A Brief Guide to Crow Hut

Crow Hut is the perfect weekender. Requiring only around 4 hours walking effort (one-way) from Klondyke Corner, this hike gives access to some magnificent scenery in Arthur’s Pass National Park.

The first hour or so is spent in the shingle bed of the Waimakariri River. Several river crossings are likely to be required, although the total number depends on the exact location of the braids at the time. Under normal to low flow conditions, and with the right choice of fording point, the crossings are typically no more than knee deep. However, at higher flows some crossings may present difficulty, and in flood, this trip simply won’t be possible. Before embarking a careful check of the weather forecast and river level is required.

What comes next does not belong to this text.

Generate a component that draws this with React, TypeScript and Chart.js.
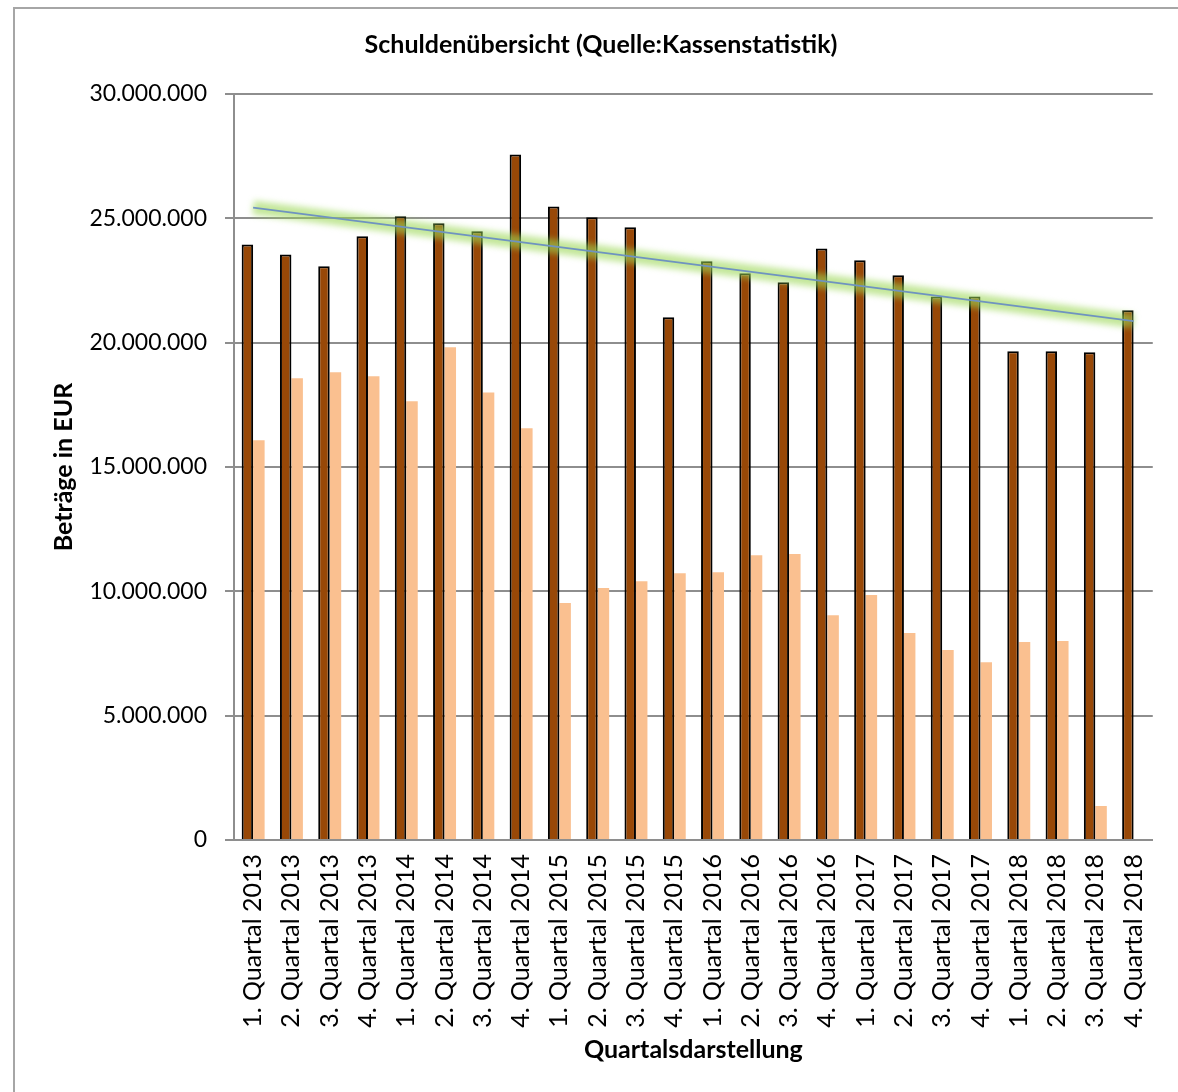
import { useEffect, useRef } from 'react';
import { Chart, registerables } from 'chart.js';

Chart.register(...registerables);

const categories = [
  '1. Quartal 2013', '2. Quartal 2013', '3. Quartal 2013', '4. Quartal 2013',
  '1. Quartal 2014', '2. Quartal 2014', '3. Quartal 2014', '4. Quartal 2014',
  '1. Quartal 2015', '2. Quartal 2015', '3. Quartal 2015', '4. Quartal 2015',
  '1. Quartal 2016', '2. Quartal 2016', '3. Quartal 2016', '4. Quartal 2016',
  '1. Quartal 2017', '2. Quartal 2017', '3. Quartal 2017', '4. Quartal 2017',
  '1. Quartal 2018', '2. Quartal 2018', '3. Quartal 2018', '4. Quartal 2018',
];

const schuldenGesamt = [
  23950000, 23550000, 23070000, 24280000,
  25080000, 24800000, 24480000, 27570000,
  25480000, 25040000, 24640000, 21020000,
  23270000, 22790000, 22430000, 23790000,
  23310000, 22710000, 21860000, 21860000,
  19650000, 19650000, 19610000, 21300000,
];

const kassenkredite = [
  16080000, 18570000, 18810000, 18650000,
  17640000, 19820000, 18000000, 16560000,
  9530000, 10130000, 10410000, 10730000,
  10770000, 11450000, 11500000, 9040000,
  9850000, 8320000, 7640000, 7150000,
  7960000, 8000000, 1370000, null,
];

const trendStart = 25430000;
const trendEnd = 20870000;

const yMin = 0;
const yMax = 30000000;
const yStep = 5000000;

const titleText = 'Schuldenübersicht (Quelle:Kassenstatistik)';
const yTitleText = 'Beträge in EUR';
const xTitleText = 'Quartalsdarstellung';

const FONT = 'Lato, "Open Sans", sans-serif';

function formatDE(v: number): string {
  const s = Math.round(v).toString();
  return s.replace(/\B(?=(\d{3})+(?!\d))/g, '.');
}

export default function App() {
  const ref = useRef<HTMLCanvasElement | null>(null);

  useEffect(() => {
    if (!ref.current) return;
    const trendData = categories.map((_, i) =>
      i === 0 ? trendStart : i === categories.length - 1 ? trendEnd : null
    );

    const glowPlugin = {
      id: 'glow',
      beforeDatasetDraw(chart: any, args: any) {
        if (args.index === 2) {
          chart.ctx.save();
          chart.ctx.filter = 'blur(3px)';
        }
      },
      afterDatasetDraw(chart: any, args: any) {
        if (args.index === 2) {
          chart.ctx.restore();
        }
      },
    };

    const framePlugin = {
      id: 'frame',
      beforeDraw(chart: any) {
        const ctx = chart.ctx;
        ctx.save();
        ctx.fillStyle = '#ffffff';
        ctx.fillRect(0, 0, chart.width, chart.height);
        ctx.strokeStyle = '#a6a6a6';
        ctx.lineWidth = 2;
        ctx.strokeRect(14, 8, chart.width + 20, chart.height + 20);
        ctx.restore();
      },
      afterDraw(chart: any) {
        const ctx = chart.ctx;
        const area = chart.chartArea;
        ctx.save();
        ctx.fillStyle = '#000000';
        ctx.textAlign = 'center';
        ctx.textBaseline = 'middle';
        ctx.font = `bold 25px ${FONT}`;
        ctx.fillText(titleText, 601, 45);
        ctx.font = `bold 25px ${FONT}`;
        ctx.fillText(xTitleText, (area.left + area.right) / 2, 1050);
        ctx.translate(64, (area.top + area.bottom) / 2);
        ctx.rotate(-Math.PI / 2);
        ctx.fillText(yTitleText, 0, 0);
        ctx.restore();
      },
    };

    const chart = new Chart(ref.current, {
      type: 'bar',
      data: {
        labels: categories,
        datasets: [
          {
            type: 'line',
            label: 'Trend',
            data: trendData,
            borderColor: '#6f93c0',
            borderWidth: 1.75,
            pointRadius: 0,
            spanGaps: true,
            order: -2,
          } as any,
          {
            type: 'bar',
            label: 'Schulden gesamt',
            data: schuldenGesamt,
            backgroundColor: '#984807',
            borderColor: '#000000',
            borderWidth: 2,
            categoryPercentage: 0.6,
            barPercentage: 1.0,
            order: 1,
          },
          {
            type: 'line',
            label: 'Trend-Glow',
            data: trendData,
            borderColor: 'rgba(155, 215, 85, 0.6)',
            borderWidth: 14,
            pointRadius: 0,
            spanGaps: true,
            order: -1,
          } as any,
          {
            type: 'bar',
            label: 'Kassenkredite',
            data: kassenkredite,
            backgroundColor: '#fac090',
            borderWidth: 0,
            categoryPercentage: 0.6,
            barPercentage: 1.0,
            order: 1,
          },
        ],
      },
      options: {
        animation: false,
        responsive: false,
        maintainAspectRatio: false,
        layout: { padding: { top: 94, right: 18, left: 0, bottom: 0 } },
        plugins: {
          legend: { display: false },
          title: { display: false },
          tooltip: { enabled: false },
        },
        scales: {
          x: {
            grid: { display: false, drawTicks: false },
            border: { display: true, color: '#8e8e8e', width: 2 },
            ticks: {
              autoSkip: false,
              minRotation: 90,
              maxRotation: 90,
              padding: 14,
              color: '#000000',
              font: { family: FONT, size: 25 },
            },
            afterFit(scale: any) {
              scale.height = 252;
            },
          },
          y: {
            min: yMin,
            max: yMax,
            grid: { color: '#8e8e8e', lineWidth: 2, tickLength: 9, drawTicks: true },
            border: { display: true, color: '#8e8e8e', width: 2 },
            ticks: {
              stepSize: yStep,
              padding: 18,
              color: '#000000',
              font: { family: FONT, size: 23 },
              callback: (v: any) => formatDE(Number(v)),
            },
            afterFit(scale: any) {
              scale.width = 234;
            },
          },
        },
      },
      plugins: [framePlugin, glowPlugin],
    });
    return () => chart.destroy();
  }, []);

  return (
    <div style={{ position: 'absolute', left: 0, top: 0, width: 1178, height: 1092, background: '#fff' }}>
      <canvas ref={ref} width={1178} height={1092} style={{ display: 'block' }} />
    </div>
  );
}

As the route departs the Waimakariri and turns into the Crow Valley, the travel becomes more pleasant across large grassy flats. After a brief section of beech forest the route emerges onto the true-left (eastern) bank of the Crow River. From here the terrain gets a little rockier, but is otherwise fairly easy going. The Crow River must eventually be crossed to the true-right (again, should be no more than knee deep in normal conditions).

Over the last hour the valley constricts and the route becomes squeezed between the now tumbling river and forest. Consequently there are a few ups and downs and classic tree root clambers to be had. A large eroding slip is negotiated around 20 minutes before the hut – easy to get past but not a place to linger.

Crow Hut is a modern 10-bunk hut with basic facilities. There’s no rain tank; water must be collected from the river. Fees apply to stay here but no bookings are required (first come, first served). There are plenty of spots to pitch a tent nearby.

The next day we returned the way we came. By the way, there’s an alternative way to reach Crow Hut, and that’s via Avalanche Peak … a much more serious undertaking!